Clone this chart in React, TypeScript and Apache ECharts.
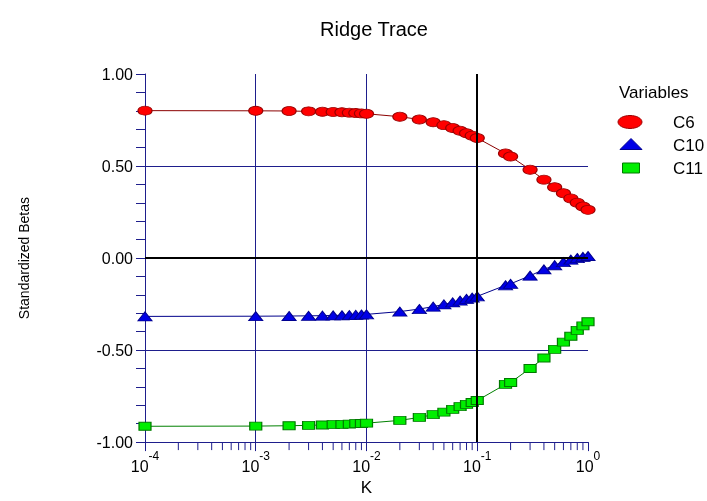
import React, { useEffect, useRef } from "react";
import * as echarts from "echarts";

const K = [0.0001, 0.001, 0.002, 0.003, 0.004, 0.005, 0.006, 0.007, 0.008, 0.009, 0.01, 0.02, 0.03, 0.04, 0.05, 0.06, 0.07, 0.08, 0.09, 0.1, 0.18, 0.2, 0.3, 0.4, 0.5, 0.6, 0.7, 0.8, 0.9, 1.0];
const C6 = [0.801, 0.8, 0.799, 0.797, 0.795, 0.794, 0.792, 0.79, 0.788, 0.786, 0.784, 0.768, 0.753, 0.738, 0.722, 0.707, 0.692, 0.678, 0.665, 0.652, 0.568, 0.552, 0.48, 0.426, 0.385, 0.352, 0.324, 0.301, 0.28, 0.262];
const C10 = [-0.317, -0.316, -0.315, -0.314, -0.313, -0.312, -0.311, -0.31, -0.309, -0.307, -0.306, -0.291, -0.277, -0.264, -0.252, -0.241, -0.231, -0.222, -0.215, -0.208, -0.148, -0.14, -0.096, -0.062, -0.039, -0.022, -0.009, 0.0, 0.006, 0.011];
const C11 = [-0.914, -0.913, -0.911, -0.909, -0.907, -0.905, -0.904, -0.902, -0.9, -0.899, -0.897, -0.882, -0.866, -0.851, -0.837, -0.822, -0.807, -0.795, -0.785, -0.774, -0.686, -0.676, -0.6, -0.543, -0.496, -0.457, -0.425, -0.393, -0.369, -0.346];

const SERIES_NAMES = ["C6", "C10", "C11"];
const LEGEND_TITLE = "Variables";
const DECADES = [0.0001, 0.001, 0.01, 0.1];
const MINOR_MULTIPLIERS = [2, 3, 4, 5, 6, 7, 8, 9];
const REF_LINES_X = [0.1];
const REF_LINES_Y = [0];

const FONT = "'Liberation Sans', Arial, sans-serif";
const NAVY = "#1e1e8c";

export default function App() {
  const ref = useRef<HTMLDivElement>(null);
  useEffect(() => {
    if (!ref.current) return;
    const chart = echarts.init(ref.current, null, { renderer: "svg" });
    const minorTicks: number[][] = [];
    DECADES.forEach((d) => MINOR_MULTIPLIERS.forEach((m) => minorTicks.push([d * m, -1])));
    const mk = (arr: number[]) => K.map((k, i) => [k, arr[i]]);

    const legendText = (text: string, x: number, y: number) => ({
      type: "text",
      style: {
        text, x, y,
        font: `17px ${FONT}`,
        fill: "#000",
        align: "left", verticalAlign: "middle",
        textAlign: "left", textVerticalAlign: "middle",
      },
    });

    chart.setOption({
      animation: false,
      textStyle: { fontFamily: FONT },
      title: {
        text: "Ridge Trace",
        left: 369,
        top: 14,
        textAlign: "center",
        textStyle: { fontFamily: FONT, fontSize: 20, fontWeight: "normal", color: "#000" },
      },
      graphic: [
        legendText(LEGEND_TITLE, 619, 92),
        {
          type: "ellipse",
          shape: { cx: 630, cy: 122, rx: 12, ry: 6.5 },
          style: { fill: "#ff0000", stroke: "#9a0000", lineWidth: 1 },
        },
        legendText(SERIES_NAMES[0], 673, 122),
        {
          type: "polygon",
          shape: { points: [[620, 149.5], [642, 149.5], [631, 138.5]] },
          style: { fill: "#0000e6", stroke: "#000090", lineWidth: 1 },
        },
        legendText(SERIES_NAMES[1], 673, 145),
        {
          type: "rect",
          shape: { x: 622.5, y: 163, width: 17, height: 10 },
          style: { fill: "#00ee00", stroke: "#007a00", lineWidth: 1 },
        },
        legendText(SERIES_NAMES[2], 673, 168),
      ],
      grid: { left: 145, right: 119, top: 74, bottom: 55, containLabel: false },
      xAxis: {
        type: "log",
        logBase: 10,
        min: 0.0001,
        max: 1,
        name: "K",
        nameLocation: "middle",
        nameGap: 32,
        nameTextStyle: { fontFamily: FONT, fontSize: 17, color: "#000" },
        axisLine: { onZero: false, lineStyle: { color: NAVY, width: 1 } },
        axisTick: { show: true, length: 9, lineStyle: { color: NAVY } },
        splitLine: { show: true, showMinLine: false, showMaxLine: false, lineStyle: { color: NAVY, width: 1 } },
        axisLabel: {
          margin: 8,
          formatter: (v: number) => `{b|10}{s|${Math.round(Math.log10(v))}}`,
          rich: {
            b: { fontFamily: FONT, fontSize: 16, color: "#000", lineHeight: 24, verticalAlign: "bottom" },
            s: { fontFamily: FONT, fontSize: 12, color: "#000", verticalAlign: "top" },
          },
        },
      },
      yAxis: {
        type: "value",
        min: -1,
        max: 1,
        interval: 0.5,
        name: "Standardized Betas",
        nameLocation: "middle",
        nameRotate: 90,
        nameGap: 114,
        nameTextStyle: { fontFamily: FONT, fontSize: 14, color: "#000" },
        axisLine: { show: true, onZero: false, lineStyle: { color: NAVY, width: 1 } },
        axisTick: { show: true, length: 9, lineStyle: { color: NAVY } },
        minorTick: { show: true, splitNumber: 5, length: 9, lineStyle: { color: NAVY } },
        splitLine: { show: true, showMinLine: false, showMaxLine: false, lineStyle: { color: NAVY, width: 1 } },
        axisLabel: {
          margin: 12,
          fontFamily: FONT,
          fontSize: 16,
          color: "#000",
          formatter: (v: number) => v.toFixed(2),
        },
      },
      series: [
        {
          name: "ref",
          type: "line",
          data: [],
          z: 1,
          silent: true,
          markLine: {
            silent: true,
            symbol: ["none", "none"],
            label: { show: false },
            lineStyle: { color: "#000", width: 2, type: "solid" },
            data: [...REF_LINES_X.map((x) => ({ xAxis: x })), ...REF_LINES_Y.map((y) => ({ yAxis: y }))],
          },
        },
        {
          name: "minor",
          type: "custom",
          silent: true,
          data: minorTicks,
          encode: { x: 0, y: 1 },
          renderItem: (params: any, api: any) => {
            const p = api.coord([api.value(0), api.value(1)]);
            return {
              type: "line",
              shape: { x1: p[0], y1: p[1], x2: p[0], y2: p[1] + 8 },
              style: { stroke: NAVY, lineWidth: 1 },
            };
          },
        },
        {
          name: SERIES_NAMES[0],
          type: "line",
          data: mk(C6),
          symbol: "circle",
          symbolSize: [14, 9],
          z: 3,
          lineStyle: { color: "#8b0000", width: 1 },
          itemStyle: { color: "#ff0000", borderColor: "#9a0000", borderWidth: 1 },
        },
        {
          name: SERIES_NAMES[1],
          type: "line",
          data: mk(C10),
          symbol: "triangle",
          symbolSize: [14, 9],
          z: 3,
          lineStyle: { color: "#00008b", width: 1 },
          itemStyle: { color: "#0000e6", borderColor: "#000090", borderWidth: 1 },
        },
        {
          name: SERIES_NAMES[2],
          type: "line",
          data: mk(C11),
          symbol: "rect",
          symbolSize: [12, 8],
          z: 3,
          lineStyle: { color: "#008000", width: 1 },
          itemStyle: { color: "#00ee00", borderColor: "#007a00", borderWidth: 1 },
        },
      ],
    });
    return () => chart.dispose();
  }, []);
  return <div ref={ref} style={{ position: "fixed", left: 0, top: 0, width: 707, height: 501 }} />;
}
★ ★ ★ ★ ★ ★ ★
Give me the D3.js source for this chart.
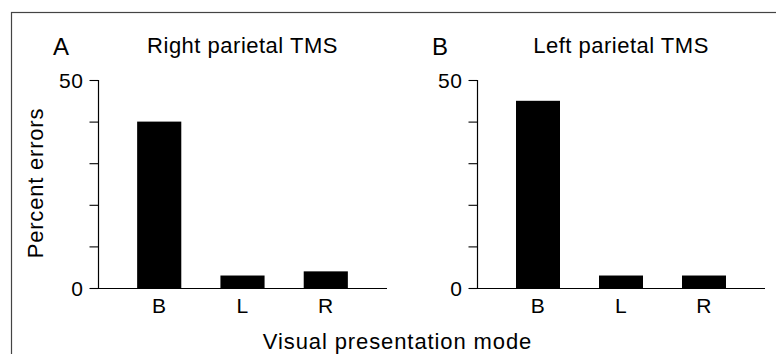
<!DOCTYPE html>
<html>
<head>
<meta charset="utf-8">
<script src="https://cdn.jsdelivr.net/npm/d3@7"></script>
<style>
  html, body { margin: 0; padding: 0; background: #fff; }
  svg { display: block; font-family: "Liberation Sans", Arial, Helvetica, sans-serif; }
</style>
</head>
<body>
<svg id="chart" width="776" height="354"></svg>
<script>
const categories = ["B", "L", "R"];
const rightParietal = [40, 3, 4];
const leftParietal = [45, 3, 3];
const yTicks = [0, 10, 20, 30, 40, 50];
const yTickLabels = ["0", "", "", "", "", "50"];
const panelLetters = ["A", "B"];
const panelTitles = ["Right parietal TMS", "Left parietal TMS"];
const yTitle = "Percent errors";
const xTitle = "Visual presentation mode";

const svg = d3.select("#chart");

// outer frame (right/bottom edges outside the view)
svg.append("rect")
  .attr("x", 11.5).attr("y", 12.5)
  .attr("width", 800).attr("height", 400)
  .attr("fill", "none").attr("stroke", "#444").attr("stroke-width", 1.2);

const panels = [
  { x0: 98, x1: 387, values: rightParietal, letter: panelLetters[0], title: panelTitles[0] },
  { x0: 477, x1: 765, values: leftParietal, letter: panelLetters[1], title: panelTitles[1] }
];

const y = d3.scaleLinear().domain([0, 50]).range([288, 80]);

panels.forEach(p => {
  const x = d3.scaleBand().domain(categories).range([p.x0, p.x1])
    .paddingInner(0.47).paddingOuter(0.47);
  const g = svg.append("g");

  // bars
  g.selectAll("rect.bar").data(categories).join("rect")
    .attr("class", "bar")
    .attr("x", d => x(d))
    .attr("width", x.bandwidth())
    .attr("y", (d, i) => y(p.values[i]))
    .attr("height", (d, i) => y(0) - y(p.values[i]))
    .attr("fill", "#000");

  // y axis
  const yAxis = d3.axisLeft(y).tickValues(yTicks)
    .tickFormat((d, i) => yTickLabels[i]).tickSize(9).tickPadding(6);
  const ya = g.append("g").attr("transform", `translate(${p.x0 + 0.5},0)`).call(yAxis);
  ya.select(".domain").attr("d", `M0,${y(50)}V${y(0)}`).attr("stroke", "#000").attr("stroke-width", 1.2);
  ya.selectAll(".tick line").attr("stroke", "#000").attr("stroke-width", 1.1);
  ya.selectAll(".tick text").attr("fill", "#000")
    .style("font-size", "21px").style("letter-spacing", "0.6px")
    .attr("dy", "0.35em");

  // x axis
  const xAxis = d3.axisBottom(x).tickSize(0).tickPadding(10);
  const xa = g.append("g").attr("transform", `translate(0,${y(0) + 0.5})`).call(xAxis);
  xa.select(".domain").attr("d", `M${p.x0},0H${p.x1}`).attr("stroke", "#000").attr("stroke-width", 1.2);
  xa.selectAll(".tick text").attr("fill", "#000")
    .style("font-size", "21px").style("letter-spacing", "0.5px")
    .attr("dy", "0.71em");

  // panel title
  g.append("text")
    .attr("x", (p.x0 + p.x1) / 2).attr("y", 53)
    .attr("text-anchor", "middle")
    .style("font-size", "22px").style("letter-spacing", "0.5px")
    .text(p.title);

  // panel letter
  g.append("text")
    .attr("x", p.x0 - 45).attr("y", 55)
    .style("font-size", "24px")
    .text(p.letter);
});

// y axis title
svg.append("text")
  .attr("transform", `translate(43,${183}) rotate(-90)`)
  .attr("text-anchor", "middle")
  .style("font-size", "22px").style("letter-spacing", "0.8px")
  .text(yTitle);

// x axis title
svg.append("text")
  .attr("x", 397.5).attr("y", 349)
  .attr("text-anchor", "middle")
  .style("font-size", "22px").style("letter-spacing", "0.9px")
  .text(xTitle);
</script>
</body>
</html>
★ ★ ★ ★ ★ ★ ★
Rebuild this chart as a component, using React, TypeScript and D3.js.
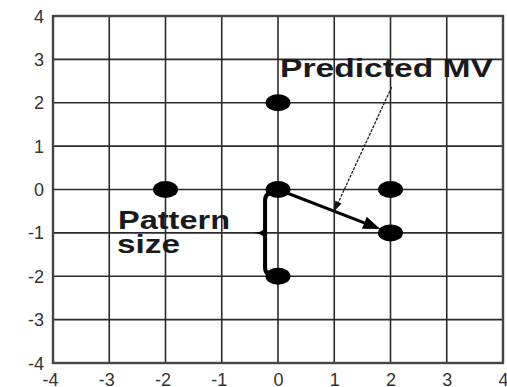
★ ★ ★ ★ ★ ★ ★
Copy and report every line where the word "TypeScript" is present.

--- RESPONSE TO THE TASK ---
Clone this chart in React, TypeScript and Apache ECharts.
Rebuild this chart as a component, using React, TypeScript and D3.js.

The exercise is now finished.